For me, the most moving scene in The Sun Also Rises is one almost completely extraneous to the plot. Jake Barnes and Bill Gorton are in Spain, and they are fishing. The fishing is good and there are good fish; it's really written like that, and after a while you can write it yourself. The two drunken Americans collect a temporary fishing companion, the not-entirely-sober Englishman, Harris. Harris only appears for a few pages. He wants to be in the novel for longer, but Bill and Jake have to get to back to Pamplona for the bullfights and to resume the main plot. Harris cajoles them a little, expresses his appreciation for the time they were able to spend with him, and gives them a parting gift of hand-tied trout flies. Harris explains,
Really you don't know how much it means. I've not had much fun since the war. (129)And there's the iceberg, rolling for a moment to suggest its underside. Harris' nervousness, his eager bonhomie, his unexpected sentimental gestures, his drinking, his melancholy – they're character notes, but they're also metonymic for the "lost generation"'s experience of the aftermath of the First World War. And so we realize that Jake and Bill, and Robert Cohn and Mike Campbell and even Lady Brett Ashley, no matter what their role in the conflict had or hadn't been, behave as they do because of the global effects of a trauma so huge it's rarely mentioned.
The central flaw in The Sun Also Rises, as many readers have noticed, is the relationship between Jake and Brett. This is the romantic regret at the heart of the book, persisting till we take leave of the characters: "Isn't it pretty to think so?" when that thought is futile (247). Jake and Brett are "in love" – though what that could possibly mean to Brett is an open question – but Jake's emasculation in combat prevents them from consummating that love (at least via the conventional techniques that are apparently all that count as sexuality to Hemingway). This doomed relationship is one of the novel's most famous elements, but I've found it less and less compelling each time through the novel since I was 13 years old. Jake is clearly upset that he can't have Brett – who wouldn't be, under the circumstances – but her own attraction to Jake seems completely unconvincing. Part of this is that she's impulsively promiscuous, and also too drunk to know what she wants. The warrant seems to be that if only Jake were intact, his virile charms would fasten Brett into monogamy and sobriety. But Brett is such a stick-figure character that Hemingway can't create a convincing romance involving her. For once, there seems nothing beneath the tip of the iceberg.

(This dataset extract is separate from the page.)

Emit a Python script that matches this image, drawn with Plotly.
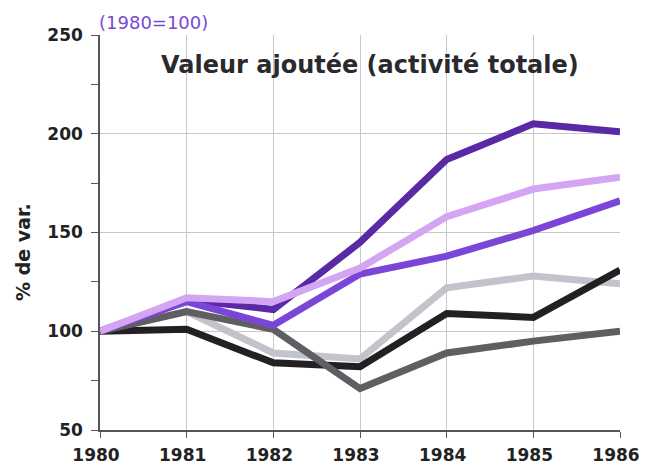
import plotly.graph_objects as go

years = [1980, 1981, 1982, 1983, 1984, 1985, 1986]
dark_gray = [100, 110, 101, 71, 89, 95, 100]
black = [100, 101, 84, 82, 109, 107, 131]
light_gray = [100, 110, 89, 86, 122, 128, 124]
medium_purple = [100, 115, 103, 129, 138, 151, 166]
dark_purple = [100, 116, 111, 145, 187, 205, 201]
light_purple = [100, 117, 115, 132, 158, 172, 178]

series = [
    (light_gray, "#c3c3cb"),
    (black, "#231f22"),
    (dark_gray, "#5f5e63"),
    (dark_purple, "#5a2aa6"),
    (medium_purple, "#7a46d8"),
    (light_purple, "#d3a5f3"),
]

fig = go.Figure()
for vals, col in series:
    fig.add_trace(go.Scatter(x=years, y=vals, mode="lines",
                             line=dict(color=col, width=7), showlegend=False,
                             hoverinfo="skip", cliponaxis=False))

W, H = 639, 457
L, R, T, B = 92, 27, 27, 35
plot_w = W - L - R
plot_h = H - T - B

# page body has an 8px default margin: figure is 639x457, offset by 8px
fig.update_layout(
    width=W, height=H,
    margin=dict(l=L, r=R, t=T, b=B, autoexpand=False),
    paper_bgcolor="white", plot_bgcolor="white",
    xaxis=dict(range=[1980, 1986], tickvals=years, ticktext=[str(y) for y in years],
               showgrid=True, gridcolor="#c8c8c8", gridwidth=1,
               showline=True, linecolor="#555555", linewidth=1.5,
               ticks="outside", ticklen=6, tickcolor="#555555",
               tickfont=dict(family="DejaVu Sans", size=17, color="#222222", weight="bold"),
               ticklabelstandoff=3, ticklabelshift=-4, automargin=False,
               zeroline=False),
    yaxis=dict(range=[50, 250], tickvals=[50, 100, 150, 200, 250],
               showgrid=True, gridcolor="#c8c8c8", gridwidth=1,
               showline=True, linecolor="#555555", linewidth=1.5,
               ticks="outside", ticklen=7, tickcolor="#555555",
               minor=dict(dtick=25, ticks="outside", ticklen=7, tickcolor="#555555", showgrid=False),
               tickfont=dict(family="DejaVu Sans", size=17, color="#222222", weight="bold"),
               ticklabelstandoff=5, automargin=False,
               zeroline=False),
    annotations=[
        dict(text="<b>Valeur ajoutée (activité totale)</b>", x=0.52, y=235,
             xref="paper", yref="y", showarrow=False, xanchor="center", yanchor="middle",
             font=dict(family="DejaVu Sans", size=24, color="#2a2a2e")),
        dict(text="(1980=100)", x=0, y=1.0, xref="paper", yref="paper", showarrow=False,
             xanchor="left", yanchor="bottom", yshift=0, xshift=-3,
             font=dict(family="DejaVu Sans", size=18, color="#7a4ad2")),
        dict(text="<b>% de var.</b>", x=(15 - L) / plot_w, y=(H - B - 244) / plot_h,
             xref="paper", yref="paper",
             xanchor="center", yanchor="middle", showarrow=False, textangle=-90,
             font=dict(family="DejaVu Sans", size=19, color="#222222")),
    ],
)
fig.write_html("out.html")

The Sun Also Rises is often seen as one of the masterpieces of modern prose. It does have a distinct and impressive style, love it or hate it (and I think even devoted Hemingway fans love and hate the style by turns). For me, much depends on what Hemingway turns his style toward. There are passages that provoke impatience, with all the name-dropping of French and Spanish locations, the maundering about bullfights and afición, the liquor and the fish and the guidebook details:
The Boulevard Raspail always made dull riding. There are other streets in Paris as ugly as the Boulevard Raspail. It is a street I do not mind walking down at all. But I cannot stand to ride along it. (41-42)As Gertrude Stein also once said, "Hemingway, remarks are not literature."
But at times, Hemingway can turn those remarks to the service of a wry anti-guidebook attitude:
We ate dinner at Madame Lecomte's restaurant It was crowded with Americans and we had to stand up and wait for a place. Some one had put it on the American Women's Club list as a quaint restaurant on the Paris quais as yet untouched by Americans, so we had to wait forty-five minutes for a table. (76)Just as you are about to write him off as an insufferable gasbag, Ernest Hemingway can suddenly redeem himself.
Hemingway, Ernest. The Sun Also Rises. 1926. New York: Scribner, reprint, n.d.